Questo in effetti è ciò che cerca di fare la proposta della Banca d’Italia. Al di là dei dettagli tecnici, che sono piuttosto complessi, il messaggio politico è che proposte di questa natura non cambiano di un millimetro il percorso che l’Italia deve fare per rendere sostenibile la propria finanza pubblica.  E ciò proprio in virtù della premessa: se non si traferiscono oneri sui contribuenti di altri paesi, l’onere del debito rimane tutto sulle spalle degli italiani, presenti e futuri. Ma ciò non significa che proposte come quella della Banca d’Italia siano inutili. Esse servono ad evitare che improvvisi cali della fiducia trasformino una crisi di liquidità in insolvenza. Uno stato, come un’impresa, può essere sulla via di un risanamento virtuoso e tuttavia perdere la fiducia dei finanziatori. Con un’ampia mutualizzazione dei debiti, situazioni di questo tipo è più difficile che si realizzino. Per dirla con la metafora di Pier Carlo Padoan, il sentiero rimane stretto, è in salita e occorre fare la fatica di percorrerlo fino in fondo. Diminuisce però il rischio di un incidente di percorso (ad esempio il contagio di un altro paese che fa default, come fu il caso della Grecia nel 2012) che ci fa sdrucciolare fuori dal sentiero e nel burrone.

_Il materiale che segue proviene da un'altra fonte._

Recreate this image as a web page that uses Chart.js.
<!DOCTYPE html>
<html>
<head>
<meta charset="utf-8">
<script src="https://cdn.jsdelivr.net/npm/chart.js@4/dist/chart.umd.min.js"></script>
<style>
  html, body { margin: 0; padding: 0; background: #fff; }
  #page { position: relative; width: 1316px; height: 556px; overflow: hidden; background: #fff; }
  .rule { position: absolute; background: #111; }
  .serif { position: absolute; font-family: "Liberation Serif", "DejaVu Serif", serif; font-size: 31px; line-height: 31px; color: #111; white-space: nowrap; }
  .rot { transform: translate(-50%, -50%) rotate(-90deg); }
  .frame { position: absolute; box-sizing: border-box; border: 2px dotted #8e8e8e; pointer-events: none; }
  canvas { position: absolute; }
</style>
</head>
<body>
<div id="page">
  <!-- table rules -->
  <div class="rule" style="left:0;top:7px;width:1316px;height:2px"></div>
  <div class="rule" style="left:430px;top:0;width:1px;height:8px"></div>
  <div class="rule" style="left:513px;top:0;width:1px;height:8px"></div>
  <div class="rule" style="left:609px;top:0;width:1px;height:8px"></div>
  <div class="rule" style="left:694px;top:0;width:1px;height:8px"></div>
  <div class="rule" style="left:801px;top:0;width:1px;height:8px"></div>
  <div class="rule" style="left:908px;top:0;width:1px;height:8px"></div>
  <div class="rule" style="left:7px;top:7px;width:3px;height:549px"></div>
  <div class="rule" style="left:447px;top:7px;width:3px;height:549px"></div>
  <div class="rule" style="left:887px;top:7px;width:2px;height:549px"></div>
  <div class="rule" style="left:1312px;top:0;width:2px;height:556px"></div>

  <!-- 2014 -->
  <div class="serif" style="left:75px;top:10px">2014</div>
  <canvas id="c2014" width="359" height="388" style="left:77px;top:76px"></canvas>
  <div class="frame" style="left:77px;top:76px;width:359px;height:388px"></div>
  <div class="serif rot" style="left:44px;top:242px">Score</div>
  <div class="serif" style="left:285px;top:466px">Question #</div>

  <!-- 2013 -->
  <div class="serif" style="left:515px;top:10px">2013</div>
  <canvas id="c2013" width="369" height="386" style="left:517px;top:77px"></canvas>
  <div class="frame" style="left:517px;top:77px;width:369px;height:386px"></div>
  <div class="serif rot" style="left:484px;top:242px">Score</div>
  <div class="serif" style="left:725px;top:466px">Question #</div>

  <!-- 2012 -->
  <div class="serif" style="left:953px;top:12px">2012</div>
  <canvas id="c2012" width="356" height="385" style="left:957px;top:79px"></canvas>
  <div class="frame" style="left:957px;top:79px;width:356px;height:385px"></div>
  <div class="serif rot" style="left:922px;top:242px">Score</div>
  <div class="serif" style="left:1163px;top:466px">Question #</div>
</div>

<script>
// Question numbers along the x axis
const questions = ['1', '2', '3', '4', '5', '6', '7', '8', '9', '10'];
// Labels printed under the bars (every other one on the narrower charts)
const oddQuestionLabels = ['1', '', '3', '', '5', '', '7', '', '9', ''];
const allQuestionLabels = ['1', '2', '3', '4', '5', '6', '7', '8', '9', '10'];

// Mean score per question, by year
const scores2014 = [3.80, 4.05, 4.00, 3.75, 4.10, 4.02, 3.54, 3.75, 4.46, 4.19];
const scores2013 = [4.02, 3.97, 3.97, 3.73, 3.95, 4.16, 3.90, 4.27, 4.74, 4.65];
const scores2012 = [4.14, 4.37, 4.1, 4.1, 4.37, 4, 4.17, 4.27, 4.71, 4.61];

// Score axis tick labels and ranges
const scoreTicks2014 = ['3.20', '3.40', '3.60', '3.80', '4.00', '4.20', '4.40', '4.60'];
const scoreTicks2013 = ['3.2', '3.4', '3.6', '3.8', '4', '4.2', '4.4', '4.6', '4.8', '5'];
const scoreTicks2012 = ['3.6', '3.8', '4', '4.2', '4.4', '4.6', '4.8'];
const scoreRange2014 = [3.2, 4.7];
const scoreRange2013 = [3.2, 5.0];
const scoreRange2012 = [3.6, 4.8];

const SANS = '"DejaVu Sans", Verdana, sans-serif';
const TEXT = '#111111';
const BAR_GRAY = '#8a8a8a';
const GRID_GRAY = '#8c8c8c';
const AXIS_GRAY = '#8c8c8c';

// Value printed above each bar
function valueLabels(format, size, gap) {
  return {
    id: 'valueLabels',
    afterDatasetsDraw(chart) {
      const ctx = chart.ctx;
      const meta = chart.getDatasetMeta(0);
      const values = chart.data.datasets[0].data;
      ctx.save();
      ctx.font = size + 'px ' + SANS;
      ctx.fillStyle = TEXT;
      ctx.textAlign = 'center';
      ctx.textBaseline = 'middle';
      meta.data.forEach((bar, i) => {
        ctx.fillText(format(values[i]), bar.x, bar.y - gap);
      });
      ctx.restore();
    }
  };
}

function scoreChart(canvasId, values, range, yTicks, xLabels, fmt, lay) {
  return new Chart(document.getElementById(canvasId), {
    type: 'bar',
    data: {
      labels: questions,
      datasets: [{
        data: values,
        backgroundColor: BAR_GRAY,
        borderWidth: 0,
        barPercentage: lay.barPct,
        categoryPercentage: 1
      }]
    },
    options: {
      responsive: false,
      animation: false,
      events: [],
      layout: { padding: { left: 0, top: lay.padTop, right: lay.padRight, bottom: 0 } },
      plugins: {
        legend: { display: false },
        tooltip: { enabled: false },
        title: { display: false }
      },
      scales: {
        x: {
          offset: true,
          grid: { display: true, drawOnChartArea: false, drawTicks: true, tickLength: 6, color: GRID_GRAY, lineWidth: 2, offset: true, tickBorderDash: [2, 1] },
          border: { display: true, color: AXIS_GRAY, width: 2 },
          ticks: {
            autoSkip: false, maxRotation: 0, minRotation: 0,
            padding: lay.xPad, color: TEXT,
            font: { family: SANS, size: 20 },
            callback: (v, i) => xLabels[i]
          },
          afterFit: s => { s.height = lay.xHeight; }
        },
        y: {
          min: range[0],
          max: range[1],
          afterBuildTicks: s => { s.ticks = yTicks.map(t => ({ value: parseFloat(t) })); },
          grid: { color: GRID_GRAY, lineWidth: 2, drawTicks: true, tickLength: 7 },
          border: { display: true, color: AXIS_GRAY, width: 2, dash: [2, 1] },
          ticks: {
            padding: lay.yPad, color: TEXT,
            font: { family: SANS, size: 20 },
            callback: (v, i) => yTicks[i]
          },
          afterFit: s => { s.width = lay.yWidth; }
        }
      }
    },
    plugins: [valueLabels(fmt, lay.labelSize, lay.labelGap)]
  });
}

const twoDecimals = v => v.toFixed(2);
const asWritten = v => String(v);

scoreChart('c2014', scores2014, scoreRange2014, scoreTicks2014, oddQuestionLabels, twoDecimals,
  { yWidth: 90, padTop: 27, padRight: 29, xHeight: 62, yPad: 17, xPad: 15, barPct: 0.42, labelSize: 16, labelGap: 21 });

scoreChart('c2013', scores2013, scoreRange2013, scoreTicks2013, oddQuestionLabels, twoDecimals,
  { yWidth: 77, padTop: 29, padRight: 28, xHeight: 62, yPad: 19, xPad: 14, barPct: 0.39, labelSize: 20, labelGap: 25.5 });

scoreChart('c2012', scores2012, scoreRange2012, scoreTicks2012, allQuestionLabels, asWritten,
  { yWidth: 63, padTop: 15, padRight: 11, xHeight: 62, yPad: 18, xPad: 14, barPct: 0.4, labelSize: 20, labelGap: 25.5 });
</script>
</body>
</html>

L’altro messaggio politico è che affinché si verifichi la seconda condizione posta dalla Banca d’Italia (preservare gli incentivi a condurre politiche responsabili) occorre che gli altri paesi, oppure la Commissione Europea siano dotati di un potere molto incisivo nei confronti dell’Italia, che in sostanza finirebbe per cedere all’Unione sovranità in materia di bilancio. Gli altri paesi non potrebbero infatti non chiedersi cosa succederebbe nel caso in cui l’Italia, o un altro paese in una situazione simile,  smettesse di versare la propria quota per il servizio del debito che è stato messo in comune. Si possono immaginare vari modi per sanzionare il paese in questione, ma tutti comportano un notevole trasferimento di sovranità fiscale  alle istituzioni europee. Come al solito, non ci sono pasti gratis. Se vogliamo avere l’aiuto dell’Europa, dobbiamo essere disposti a cedere sovranità. E forse non sarebbe un male: certamente gli altri paesi non sarebbero contenti di vederci fare le politiche come quelle di quota 100 e dei bonus a pioggia.